Die bestmögliche Risikomanagementmaßnahme für Hochrisiko-KI-Systeme ist die Beseitigung oder Verringerung der ermittelten Risiken durch die entsprechende Konzeption und Entwicklung. Für die Anwendung von nicht ausschließbaren Risiken kann es gegebenenfalls Minderungs- und Kontrollmaßnahmen geben. Des Weiteren sollte eine Bereitstellung der gemäß Artikel 13 erforderlichen Informationen und Schulungen der Betreiber vorgesehen werden.

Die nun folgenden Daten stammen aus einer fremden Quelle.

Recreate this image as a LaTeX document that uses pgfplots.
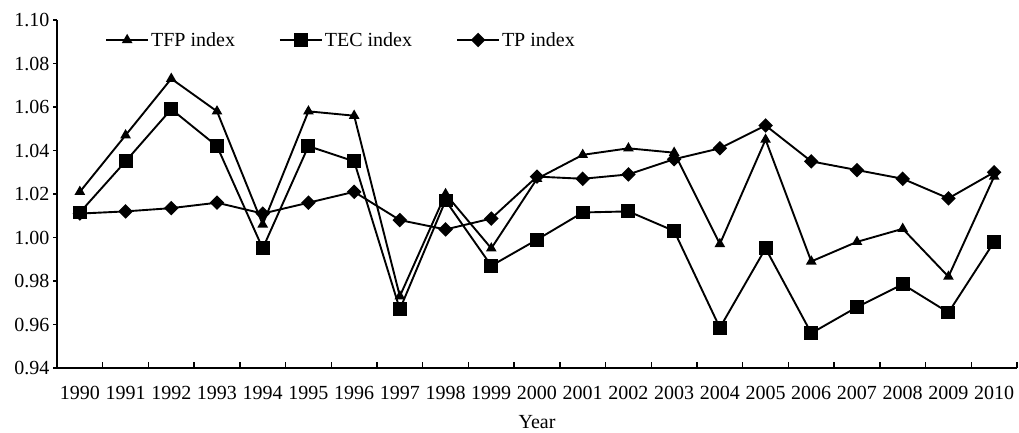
\documentclass[border=0pt]{standalone}
\usepackage{pgfplots}
\pgfplotsset{compat=1.18}
\usepackage{fontspec}
\setmainfont{Liberation Serif}
\begin{document}
\begin{tikzpicture}
\begin{axis}[
  scale only axis, width=960pt, height=348pt,
  font=\fontsize{20}{23}\selectfont,
  xmin=1989.5, xmax=2010.5, ymin=0.94, ymax=1.10,
  axis x line*=bottom, axis y line*=left,
  axis line style={line width=1.6pt},
  xtick={1990,...,2010},
  minor xtick={1989.5,1990.5,...,2010.5},
  ytick={0.94,0.96,...,1.101},
  /pgf/number format/assume math mode=true,
  xticklabel style={/pgf/number format/1000 sep={}},
  yticklabel style={/pgf/number format/fixed,/pgf/number format/fixed zerofill,/pgf/number format/precision=2},
  x tick style={draw=none},
  minor x tick style={draw=black,line width=1.4pt},
  minor tick length=6pt,
  y tick style={line width=1.4pt, black},
  ytick align=outside, major tick length=4pt,
  every x tick label/.append style={yshift=-15pt},
  xlabel={Year},
  xlabel style={yshift=-9pt},
  legend columns=3,
  legend style={draw=none, fill=none, inner sep=0pt, at={(0.05,0.9425)}, anchor=west, font=\fontsize{20}{23}\selectfont},
  /tikz/every even column/.append style={column sep=42pt},
  legend image code/.code={\draw[mark repeat=2,mark phase=2] plot coordinates {(0pt,0pt)(21pt,0pt)(42pt,0pt)};},
  every axis plot/.append style={line width=1.9pt, black},
]
\addplot[mark=triangle*, mark size=4.3pt] coordinates {
(1990,1.021)(1991,1.047)(1992,1.073)(1993,1.058)(1994,1.006)(1995,1.058)(1996,1.056)
(1997,0.973)(1998,1.020)(1999,0.995)(2000,1.027)(2001,1.038)(2002,1.041)(2003,1.039)
(2004,0.997)(2005,1.045)(2006,0.989)(2007,0.998)(2008,1.004)(2009,0.982)(2010,1.028)};
\addlegendentry{TFP index}
\addplot[mark=square*, mark size=6pt] coordinates {
(1990,1.0115)(1991,1.035)(1992,1.059)(1993,1.042)(1994,0.995)(1995,1.042)(1996,1.035)
(1997,0.967)(1998,1.017)(1999,0.987)(2000,0.999)(2001,1.0115)(2002,1.012)(2003,1.003)
(2004,0.9585)(2005,0.995)(2006,0.956)(2007,0.968)(2008,0.9785)(2009,0.9655)(2010,0.998)};
\addlegendentry{TEC index}
\addplot[mark=square*, mark size=4.2pt, mark options={rotate=45}] coordinates {
(1990,1.011)(1991,1.012)(1992,1.0135)(1993,1.016)(1994,1.011)(1995,1.016)(1996,1.021)
(1997,1.008)(1998,1.0037)(1999,1.0087)(2000,1.028)(2001,1.027)(2002,1.029)(2003,1.036)
(2004,1.041)(2005,1.0515)(2006,1.035)(2007,1.031)(2008,1.027)(2009,1.018)(2010,1.030)};
\addlegendentry{TP index}
\end{axis}
\path (current axis.south west) ++(-57pt,-59pt) rectangle ([shift={(2pt,20pt)}]current axis.north east);
\end{tikzpicture}
\end{document}
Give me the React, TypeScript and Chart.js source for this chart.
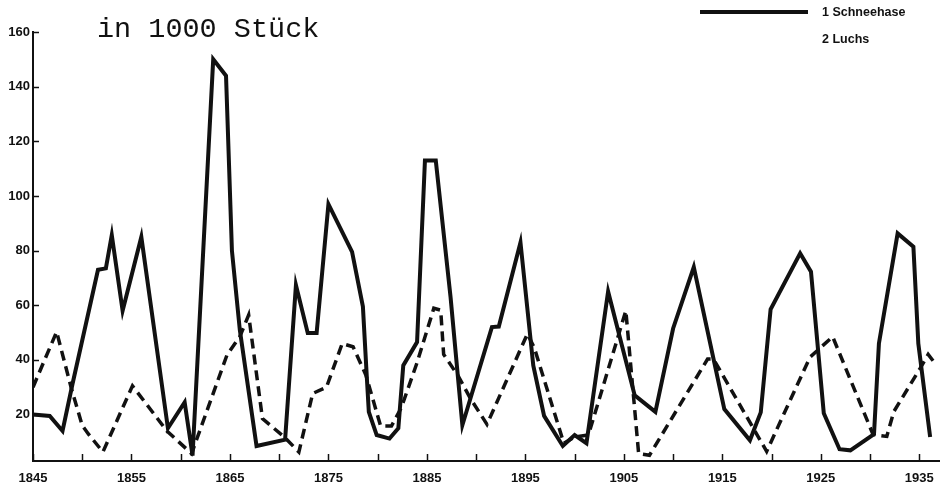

Die Transparenz und Bereitstellung von Informationen für die Betreiber wird in Artikel 13 adressiert.
Das Testen der Hochrisiko-KI-Systeme ist vorgegeben, um die bestmöglichen Risikomanagementmaßnahmen zu ermitteln. Dadurch kann festgestellt werden, ob Hochrisiko-KI-Systeme gemäß ihrer zweckgemäßen Bestimmung funktionieren. Dieser Prozess ist im gesamten Entwicklungsprozess und vor ihrem Inverkehrbringen oder ihrer Inbetriebnahme vorzunehmen.
Anforderungen an Hochrisiko-KI-Systeme
Festgelegte Anforderungen sind insbesondere durch Hochrisiko-KI-Systeme zu erfüllen. Die im EU-AI Act Artikel 9 genannten Anforderungen zum Risikomanagementsystem sind mit abzudecken. Die Anbieter sind in der Verantwortung, dass ihr Produkt die geltenden Anforderungen der Harmonisierungsvorschrift der EU einhaltet. Dabei besteht die Möglichkeit, dass die erforderlichen Test- und Berichterstattungsverfahren, Informationen und Dokumentationen in bereits bestehende Verfahren integriert werden.